There's great differences between the two as well, but to me Lee has many things in common with Oliver Stone. Both of them seem to have been born to make films. Both of them are uncompromising in bringing their artistic (and moral) vision to the screen, and neither will try to seduce the public by catering to their tastes. Both present their own interpretation of facts without apology. (For example, from what I've read it's not certain that Malcolm's father was actually killed by Klansmen.

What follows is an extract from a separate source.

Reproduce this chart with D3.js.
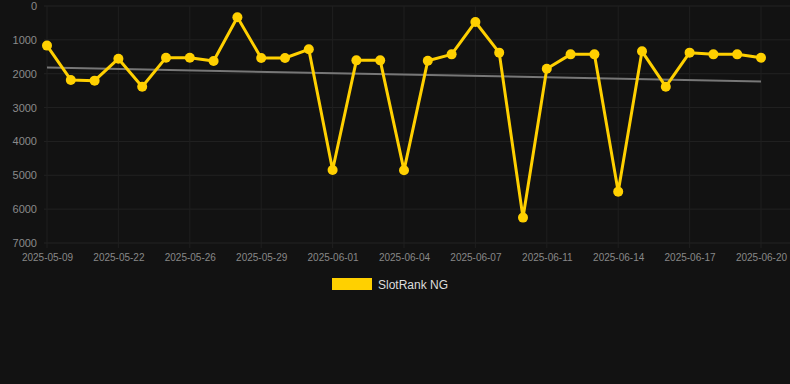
<!DOCTYPE html>
<html><head><meta charset="utf-8">
<script src="https://cdn.jsdelivr.net/npm/d3@7"></script>
<style>
html,body{margin:0;padding:0;background:#121212;}
svg{display:block;font-family:"Liberation Sans",Arial,sans-serif;}
</style></head>
<body><svg id="c" width="790" height="384"></svg>
<script>
const dates = ["2025-05-09","2025-05-13","2025-05-18","2025-05-22","2025-05-23","2025-05-25","2025-05-26","2025-05-27","2025-05-28","2025-05-29","2025-05-30","2025-05-31","2025-06-01","2025-06-02","2025-06-03","2025-06-04","2025-06-05","2025-06-06","2025-06-07","2025-06-08","2025-06-10","2025-06-11","2025-06-12","2025-06-13","2025-06-14","2025-06-15","2025-06-16","2025-06-17","2025-06-18","2025-06-19","2025-06-20"];
const ranks = [1170,2185,2205,1556,2383,1526,1526,1624,334,1536,1536,1280,4843,1605,1605,4853,1615,1428,472,1378,6250,1851,1428,1428,5483,1339,2383,1378,1428,1428,1526];
const trendValues = [1820,2230];
const yTicks = [0,1000,2000,3000,4000,5000,6000,7000];
const seriesName = "SlotRank NG";

(function(){
const svg = d3.select("#c");
const mLeft = 47, mRight = 761, mTop = 6, mBottom = 243;
const x = d3.scalePoint().domain(dates).range([mLeft, mRight]);
const y = d3.scaleLinear().domain([0,7000]).range([mTop, mBottom]);

// grid
const g = svg.append("g");
g.selectAll("line.h").data(yTicks).join("line")
  .attr("x1", 44).attr("x2", 790).attr("y1", d=>y(d)).attr("y2", d=>y(d))
  .attr("stroke", "#222").attr("stroke-width", 1);
const labeled = dates.filter((d,i)=>i%3===0);
g.selectAll("line.v").data(labeled).join("line")
  .attr("x1", d=>x(d)).attr("x2", d=>x(d)).attr("y1", mTop).attr("y2", mBottom+5)
  .attr("stroke", "#1f1f1f").attr("stroke-width", 1);

// y axis
const ya = svg.append("g").attr("transform", `translate(${mLeft-10},0)`)
  .call(d3.axisLeft(y).tickValues(yTicks).tickSize(0).tickPadding(0).tickFormat(d=>d));
ya.select(".domain").remove();
ya.selectAll("text").attr("fill","#8a8a8a").attr("font-size","11px").attr("font-family","Liberation Sans, Arial, sans-serif");

// x axis
const xa = svg.append("g").attr("transform", `translate(0,${mBottom+11})`)
  .call(d3.axisBottom(x).tickValues(labeled).tickSize(0).tickPadding(0));
xa.select(".domain").remove();
xa.selectAll("text").attr("fill","#888").attr("font-size","10px").attr("font-family","Liberation Sans, Arial, sans-serif").attr("dy","0.71em");

// trend
svg.append("line")
  .attr("x1", x(dates[0])).attr("x2", x(dates[dates.length-1]))
  .attr("y1", y(trendValues[0])).attr("y2", y(trendValues[1]))
  .attr("stroke", "#777").attr("stroke-width", 2);

// line
const pts = dates.map((d,i)=>({d, v: ranks[i]}));
svg.append("path").datum(pts)
  .attr("fill","none").attr("stroke","#ffd000").attr("stroke-width",3).attr("stroke-linejoin","round")
  .attr("d", d3.line().x(p=>x(p.d)).y(p=>y(p.v)));
svg.selectAll("circle.p").data(pts).join("circle")
  .attr("cx", p=>x(p.d)).attr("cy", p=>y(p.v)).attr("r", 5).attr("fill","#ffd000");

// legend
const lg = svg.append("g");
lg.append("rect").attr("x",332).attr("y",278).attr("width",40).attr("height",12).attr("fill","#ffd000");
lg.append("text").attr("x",378).attr("y",288.5).text(seriesName)
  .attr("fill","#ddd").attr("font-size","12px");
})();
</script></body></html>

But Lee isn't in the same league as Stone when it comes to playing fast and loose with the "truth.") Stone even ends his movie 'Nixon' in a similar way to 'Malcolm X,' with footage of real-life figures blended in, though I'm not accusing Stone of imitation.

This movie has an epic sweep and scope and as a director Lee is up to the challenge. He is served well by being able to direct in several styles, one of which is almost cartoonish: witness the scene where Malcolm (Denzel Washington) and Shorty (played by Lee himself) go stepping out at the Roseland Ballroom, resplendent in their zoot suits. Some comic relief is welcome at times because otherwise the serious, heavy message of the picture might be overwhelming. For instance, the movie opens with a full-screen shot of an American flag while we hear a voice-over of one of Malcolm's most rousing, or inflammatory speeches, depending on how you look at it ("I accuse the white man of being the greatest murderer on the planet!") The flag begins to burn and eventually forms a flaming 'X' as the fiery rhetoric continues. But if you haven't been scared away, the next scene shows the young man Malcolm Little in a funny situation, having his hair straightened by a concoction that threatens to burn off his scalp.

Denzel Washington has won beaucoups of rightly-deserved accolades for his amazing performance in the title role. If you've ever heard or seen Malcolm X's speaking, you will be astounded at the similarities in tone and cadence. The illusion is so real one may not recognize that real archival footage of Malcolm is used late in the film. But this is not a case of style over substance here. Between Washington's talent and Lee's directing and screenwriting, an unforgettable character emerges. The film boasts other fine performances by Al Freeman, Jr. (especially good as Elijah Muhammad, a controversial figure in society, and eventually to Malcolm himself), Delroy Lindo, Albert Hall, Kate Vernon, Ernest Thomas and many others in its large cast.

It's clear that Lee doesn't care for the Motion Picture Academy and they don't particularly care for him. But the snubbing he and his picture got at Oscar time would be comparable to Richard Attenborough and 'Ghandi' not being nominated the year that film was made. Ordinarily, one would think this film is the kind of production Hollywood loves to honor. But Academy Award nominations or not, the film 'Malcolm X' is like the man himself: impossible to ignore.